> Data
*****

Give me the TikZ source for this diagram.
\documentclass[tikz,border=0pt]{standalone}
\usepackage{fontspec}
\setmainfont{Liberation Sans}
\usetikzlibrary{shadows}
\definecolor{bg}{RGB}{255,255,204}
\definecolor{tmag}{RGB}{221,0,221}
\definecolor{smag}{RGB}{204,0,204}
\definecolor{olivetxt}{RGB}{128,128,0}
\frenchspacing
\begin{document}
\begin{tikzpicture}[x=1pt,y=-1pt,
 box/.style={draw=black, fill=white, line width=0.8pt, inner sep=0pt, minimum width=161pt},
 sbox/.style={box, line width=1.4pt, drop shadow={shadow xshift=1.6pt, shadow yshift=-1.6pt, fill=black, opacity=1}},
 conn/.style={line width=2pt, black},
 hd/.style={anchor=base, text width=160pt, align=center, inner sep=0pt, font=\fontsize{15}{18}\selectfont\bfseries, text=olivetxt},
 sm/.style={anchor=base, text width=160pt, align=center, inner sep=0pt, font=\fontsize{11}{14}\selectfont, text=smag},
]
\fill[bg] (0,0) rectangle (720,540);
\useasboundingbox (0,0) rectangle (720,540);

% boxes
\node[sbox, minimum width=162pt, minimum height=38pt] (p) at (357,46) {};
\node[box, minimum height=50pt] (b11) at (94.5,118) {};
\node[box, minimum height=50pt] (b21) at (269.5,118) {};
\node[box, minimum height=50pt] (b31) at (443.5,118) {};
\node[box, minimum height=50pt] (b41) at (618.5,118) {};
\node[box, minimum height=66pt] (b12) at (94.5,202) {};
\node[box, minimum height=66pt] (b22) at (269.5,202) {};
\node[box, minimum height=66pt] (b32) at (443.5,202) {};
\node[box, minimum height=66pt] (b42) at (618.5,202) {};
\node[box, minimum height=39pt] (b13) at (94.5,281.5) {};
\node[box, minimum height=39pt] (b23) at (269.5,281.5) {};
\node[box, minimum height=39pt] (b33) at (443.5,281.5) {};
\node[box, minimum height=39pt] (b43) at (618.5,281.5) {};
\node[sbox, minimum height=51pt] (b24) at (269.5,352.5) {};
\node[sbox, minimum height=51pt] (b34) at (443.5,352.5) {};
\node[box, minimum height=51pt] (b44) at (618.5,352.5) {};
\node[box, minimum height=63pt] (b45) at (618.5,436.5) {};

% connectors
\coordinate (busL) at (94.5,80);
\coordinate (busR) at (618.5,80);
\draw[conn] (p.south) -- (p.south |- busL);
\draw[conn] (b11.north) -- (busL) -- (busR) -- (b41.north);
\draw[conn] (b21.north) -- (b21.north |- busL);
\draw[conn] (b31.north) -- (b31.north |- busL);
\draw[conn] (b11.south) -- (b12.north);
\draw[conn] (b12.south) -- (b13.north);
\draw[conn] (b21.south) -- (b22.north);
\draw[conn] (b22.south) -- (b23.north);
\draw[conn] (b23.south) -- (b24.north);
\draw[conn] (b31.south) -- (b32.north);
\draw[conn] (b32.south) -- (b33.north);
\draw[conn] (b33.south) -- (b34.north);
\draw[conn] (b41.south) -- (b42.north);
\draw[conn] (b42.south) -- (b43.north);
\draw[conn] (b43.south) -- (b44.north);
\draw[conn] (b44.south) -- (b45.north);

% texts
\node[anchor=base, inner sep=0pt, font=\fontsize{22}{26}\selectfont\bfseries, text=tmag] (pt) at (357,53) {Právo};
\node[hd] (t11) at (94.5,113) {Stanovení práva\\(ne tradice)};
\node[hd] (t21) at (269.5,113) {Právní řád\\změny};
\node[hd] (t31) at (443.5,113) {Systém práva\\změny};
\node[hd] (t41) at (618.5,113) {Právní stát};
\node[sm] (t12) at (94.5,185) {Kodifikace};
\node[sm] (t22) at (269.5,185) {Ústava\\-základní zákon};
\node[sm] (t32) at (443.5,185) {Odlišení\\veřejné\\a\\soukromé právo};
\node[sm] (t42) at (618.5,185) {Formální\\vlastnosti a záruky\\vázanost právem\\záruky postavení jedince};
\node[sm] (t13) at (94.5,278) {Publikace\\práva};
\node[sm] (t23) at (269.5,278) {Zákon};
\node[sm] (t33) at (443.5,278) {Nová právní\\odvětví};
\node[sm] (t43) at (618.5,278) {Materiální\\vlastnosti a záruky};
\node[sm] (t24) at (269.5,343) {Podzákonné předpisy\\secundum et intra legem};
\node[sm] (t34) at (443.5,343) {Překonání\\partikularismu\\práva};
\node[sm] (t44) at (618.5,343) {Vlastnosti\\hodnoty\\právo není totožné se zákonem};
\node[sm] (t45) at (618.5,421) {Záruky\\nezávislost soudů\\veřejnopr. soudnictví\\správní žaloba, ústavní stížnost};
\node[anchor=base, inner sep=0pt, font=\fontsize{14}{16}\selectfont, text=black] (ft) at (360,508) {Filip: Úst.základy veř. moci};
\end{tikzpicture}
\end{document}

*****

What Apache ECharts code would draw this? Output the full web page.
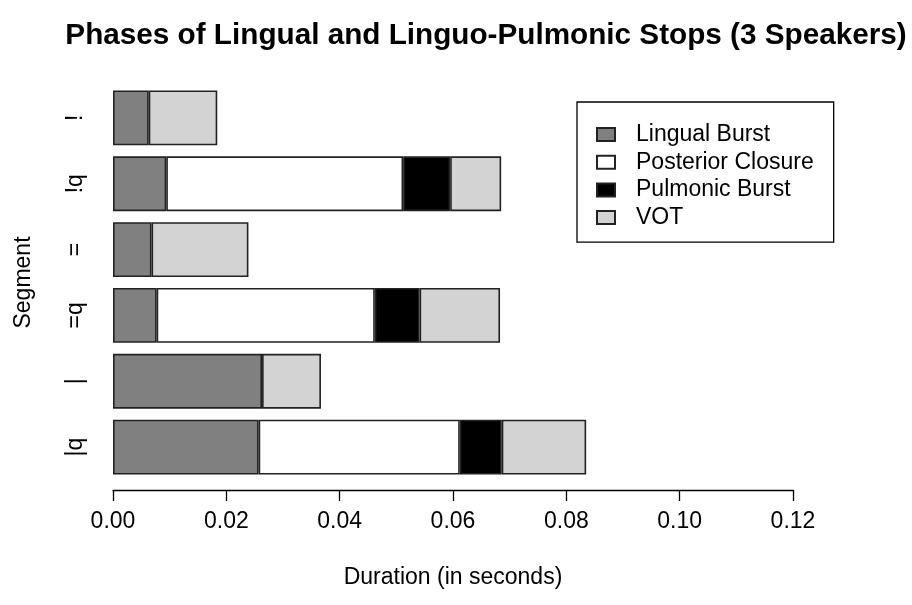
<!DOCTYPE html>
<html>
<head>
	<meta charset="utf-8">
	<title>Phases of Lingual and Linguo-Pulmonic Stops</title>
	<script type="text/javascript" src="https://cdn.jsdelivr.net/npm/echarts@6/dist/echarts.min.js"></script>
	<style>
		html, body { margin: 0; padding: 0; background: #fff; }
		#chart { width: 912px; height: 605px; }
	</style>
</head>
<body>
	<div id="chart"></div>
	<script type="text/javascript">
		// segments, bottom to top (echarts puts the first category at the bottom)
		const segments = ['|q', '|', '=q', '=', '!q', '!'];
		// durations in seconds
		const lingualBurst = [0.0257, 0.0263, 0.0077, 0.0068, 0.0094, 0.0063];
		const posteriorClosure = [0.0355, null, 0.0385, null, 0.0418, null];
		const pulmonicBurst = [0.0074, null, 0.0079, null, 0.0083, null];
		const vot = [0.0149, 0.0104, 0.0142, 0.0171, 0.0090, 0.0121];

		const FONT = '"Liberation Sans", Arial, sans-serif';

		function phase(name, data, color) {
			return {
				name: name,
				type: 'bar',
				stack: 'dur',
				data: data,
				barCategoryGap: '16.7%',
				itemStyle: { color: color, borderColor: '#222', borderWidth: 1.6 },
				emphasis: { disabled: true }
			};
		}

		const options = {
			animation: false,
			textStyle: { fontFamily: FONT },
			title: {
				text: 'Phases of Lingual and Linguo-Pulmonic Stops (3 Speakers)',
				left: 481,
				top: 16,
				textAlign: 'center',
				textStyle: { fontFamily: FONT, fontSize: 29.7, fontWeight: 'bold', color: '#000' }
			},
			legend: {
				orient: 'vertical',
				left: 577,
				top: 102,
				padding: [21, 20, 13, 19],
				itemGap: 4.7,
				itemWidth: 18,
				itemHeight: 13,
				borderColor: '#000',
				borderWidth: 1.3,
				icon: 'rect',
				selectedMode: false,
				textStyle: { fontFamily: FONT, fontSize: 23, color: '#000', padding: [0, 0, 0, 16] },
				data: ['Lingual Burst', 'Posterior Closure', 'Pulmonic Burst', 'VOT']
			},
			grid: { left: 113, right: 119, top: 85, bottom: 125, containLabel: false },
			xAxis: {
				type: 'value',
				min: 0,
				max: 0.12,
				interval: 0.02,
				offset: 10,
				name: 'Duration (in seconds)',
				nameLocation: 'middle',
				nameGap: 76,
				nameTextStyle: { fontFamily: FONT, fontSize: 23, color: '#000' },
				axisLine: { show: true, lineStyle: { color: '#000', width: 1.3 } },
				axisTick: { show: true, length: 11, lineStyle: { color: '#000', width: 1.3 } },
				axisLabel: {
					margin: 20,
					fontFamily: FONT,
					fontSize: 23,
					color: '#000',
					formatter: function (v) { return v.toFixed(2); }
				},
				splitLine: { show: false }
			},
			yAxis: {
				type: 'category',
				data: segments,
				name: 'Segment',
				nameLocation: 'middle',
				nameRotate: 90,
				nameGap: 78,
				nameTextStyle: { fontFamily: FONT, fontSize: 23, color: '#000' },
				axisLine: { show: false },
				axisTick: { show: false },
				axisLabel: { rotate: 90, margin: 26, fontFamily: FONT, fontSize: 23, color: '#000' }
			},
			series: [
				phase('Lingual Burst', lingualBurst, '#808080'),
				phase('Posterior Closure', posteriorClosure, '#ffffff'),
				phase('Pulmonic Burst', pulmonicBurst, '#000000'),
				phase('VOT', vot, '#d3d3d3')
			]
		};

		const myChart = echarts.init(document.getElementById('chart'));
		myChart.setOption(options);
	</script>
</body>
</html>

*****

> Stated exercise
Of all the lines above, how many contain the word "this"? Give the number and nothing else.

> Full output
2